As outlined earlier, the UMAT test is trying to test what they deem to be appropriate ideals suited to a professional in a set situation. You can only ever interact/choose the answer which represents the most professional and appropriate response.

Never assume

When we say never assume, we are especially emphasising not assuming about how the patient may feel or what they may be thinking.

When the Doctor says "I know..." the answer is already wrong. You do not know anything. You can say, "I hear that can be very difficult". By working like this, the idea goes, you are able to open up the patient to ideas about how they are feeling without telling them.

This is often referred to as the difference between sympathy and empathy. Sympathy is bad in this case, and empathy is good. The difference here is that sympathy is basically personal. You hear about the patients illness and say "oh yeah, that's terrible - I had that last year". This is not a professional interaction. Instead we want empathy, which entails understanding, acknowledging and helping the patient without telling them about your own life. The patient has come in to talk about what is bothering them. They want to be acknowledged and know that the professional will help them out in what way they can.

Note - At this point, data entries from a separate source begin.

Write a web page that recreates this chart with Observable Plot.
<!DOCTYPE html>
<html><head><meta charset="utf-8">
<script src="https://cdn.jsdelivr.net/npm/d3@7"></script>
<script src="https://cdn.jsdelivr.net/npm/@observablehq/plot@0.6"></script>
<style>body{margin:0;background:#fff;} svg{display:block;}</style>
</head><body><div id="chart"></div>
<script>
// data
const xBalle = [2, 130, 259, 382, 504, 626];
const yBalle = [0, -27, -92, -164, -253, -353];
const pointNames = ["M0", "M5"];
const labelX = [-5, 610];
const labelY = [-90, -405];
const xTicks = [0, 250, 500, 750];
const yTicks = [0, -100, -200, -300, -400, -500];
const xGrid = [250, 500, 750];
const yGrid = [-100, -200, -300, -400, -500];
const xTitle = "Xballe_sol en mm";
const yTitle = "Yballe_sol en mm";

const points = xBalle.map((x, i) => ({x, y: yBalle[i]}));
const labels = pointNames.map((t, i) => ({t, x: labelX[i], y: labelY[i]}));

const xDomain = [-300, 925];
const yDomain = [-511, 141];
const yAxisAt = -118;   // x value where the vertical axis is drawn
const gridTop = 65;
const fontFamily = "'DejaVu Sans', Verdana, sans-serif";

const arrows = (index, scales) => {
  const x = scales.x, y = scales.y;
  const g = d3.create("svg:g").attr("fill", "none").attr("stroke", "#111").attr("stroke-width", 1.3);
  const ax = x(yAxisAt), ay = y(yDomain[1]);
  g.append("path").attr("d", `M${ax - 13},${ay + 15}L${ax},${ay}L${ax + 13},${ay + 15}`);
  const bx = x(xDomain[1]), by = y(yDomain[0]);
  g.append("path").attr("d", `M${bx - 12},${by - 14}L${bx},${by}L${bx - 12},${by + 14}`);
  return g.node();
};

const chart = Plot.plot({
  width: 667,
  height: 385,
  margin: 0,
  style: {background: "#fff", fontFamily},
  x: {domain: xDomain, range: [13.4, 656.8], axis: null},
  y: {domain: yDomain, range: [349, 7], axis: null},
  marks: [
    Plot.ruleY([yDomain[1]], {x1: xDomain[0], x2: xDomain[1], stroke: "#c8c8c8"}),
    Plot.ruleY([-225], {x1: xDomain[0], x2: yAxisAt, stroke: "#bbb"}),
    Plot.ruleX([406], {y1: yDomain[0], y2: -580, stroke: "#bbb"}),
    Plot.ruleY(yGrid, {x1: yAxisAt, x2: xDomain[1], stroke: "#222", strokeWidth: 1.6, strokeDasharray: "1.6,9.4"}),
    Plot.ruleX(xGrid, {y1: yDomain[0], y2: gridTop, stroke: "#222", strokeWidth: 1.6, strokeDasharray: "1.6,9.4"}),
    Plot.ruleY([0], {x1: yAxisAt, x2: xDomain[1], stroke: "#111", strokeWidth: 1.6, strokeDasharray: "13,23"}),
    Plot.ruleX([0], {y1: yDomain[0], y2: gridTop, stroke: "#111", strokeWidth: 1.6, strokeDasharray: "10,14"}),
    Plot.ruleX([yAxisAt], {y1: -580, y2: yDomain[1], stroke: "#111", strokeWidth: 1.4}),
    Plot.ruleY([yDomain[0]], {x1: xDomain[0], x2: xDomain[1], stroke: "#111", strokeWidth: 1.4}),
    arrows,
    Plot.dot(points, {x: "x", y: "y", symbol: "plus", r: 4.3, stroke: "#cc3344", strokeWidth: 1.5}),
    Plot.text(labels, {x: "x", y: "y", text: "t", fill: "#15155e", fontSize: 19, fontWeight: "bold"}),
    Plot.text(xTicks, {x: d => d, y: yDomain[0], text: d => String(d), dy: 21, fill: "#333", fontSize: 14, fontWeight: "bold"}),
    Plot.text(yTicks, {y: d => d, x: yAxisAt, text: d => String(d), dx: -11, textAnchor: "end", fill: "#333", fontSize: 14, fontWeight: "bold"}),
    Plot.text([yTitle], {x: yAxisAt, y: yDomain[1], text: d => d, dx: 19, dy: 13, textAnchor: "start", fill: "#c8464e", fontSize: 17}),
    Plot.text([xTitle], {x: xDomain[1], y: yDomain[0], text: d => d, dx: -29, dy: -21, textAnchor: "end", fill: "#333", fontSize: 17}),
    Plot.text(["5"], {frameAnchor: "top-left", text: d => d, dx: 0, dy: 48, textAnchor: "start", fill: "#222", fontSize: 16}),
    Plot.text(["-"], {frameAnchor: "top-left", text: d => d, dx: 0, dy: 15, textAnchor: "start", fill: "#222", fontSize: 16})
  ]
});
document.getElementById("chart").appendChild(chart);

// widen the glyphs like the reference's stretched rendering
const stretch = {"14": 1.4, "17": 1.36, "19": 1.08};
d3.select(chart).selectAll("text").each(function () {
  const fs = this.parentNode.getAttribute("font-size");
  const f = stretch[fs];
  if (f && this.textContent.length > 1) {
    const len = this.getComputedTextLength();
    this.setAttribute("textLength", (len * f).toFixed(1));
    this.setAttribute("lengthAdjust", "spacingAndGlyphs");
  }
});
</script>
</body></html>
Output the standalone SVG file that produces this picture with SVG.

To help produce a positive interaction you must be able to "get the patient on your side". This means that you must make everything go as well as possible. You should not show embarrassment when they present to you with something horrible. Chances are that they are already very embarrassed and how you deal with that can either make things better or worse.

What not to do:

  • Never assume - "I know that is hard"
  • Never ignore the problem
  • Do not show embarrassment

What to always do:

  • Acknowledge - "I hear that can be difficult..."
  • Show you understand
  • Be confident
  • Address the issue, but do not promise

Heirarchy, Honesty & The Law


  • Life or death situation
  • Patient safety
  • The law
  • Loyalty to your workmates/family

Unless someone is about to die or there is an emergency procedure that requires immediate attention then you cannot break the law. Basically, being a Doctor gives you no special powers nor does it exclude you from any law. The only reasonable time that a Doctor can break the law is when it is reasonable for any citizen to break the law.

Never break the law
Never break the law
Never break the law!

You may require permission to do some procedure which is very dangerous and could go wrong. If you are in the middle of the jungle and the patient will die without it then you should do what you can to the best of your abilities. This is an example of where you should break the law/rules. Where it says "the patient will die without it" is a bit of a hint.

UMAT will question your morals. You should be prepared to do what is right!

When you are working with someone, you may feel a sense of allegiance to them, but deny that and report them if they screw up! If someone steals, lies, cheats, does anything morally questionable then report them. What you would personally do in reality is irrelevant.

You should be in favour of sending granny to the gallows for going 61 kms per hour. Get your best friend and boss fired for pocketing a syringe to take home - even if he claims that it is to help someone. You are not there to make judgements about the judicial system and the penalties that will be enforced. You are not there to remain loyal to your partners no-matter-what.

The point is that you are not supposed to be making complex moral judgements, you are there to report wrongdoing and then move on. The appropriate medical councils will deal with your friend who pocketed the syringe, and they may let him go. The police can deal with Granny. You are there to lump things into appropriate or inappropriate response.

UMAT will not give you black and white. There will not be a setting where someone is running rampant around the hospital with a machette and ask you if this is wrong or right. The questions will be much more subtle, in that gray area between "clearly right" and "clearly wrong". But remember this is a MCQ. There are no half answers. A few possibilities may make sense to you, but there is only ONE answer. Choose the one your morally superior, compassionate, yet stingy, and unloyal and law-abiding boss would choose.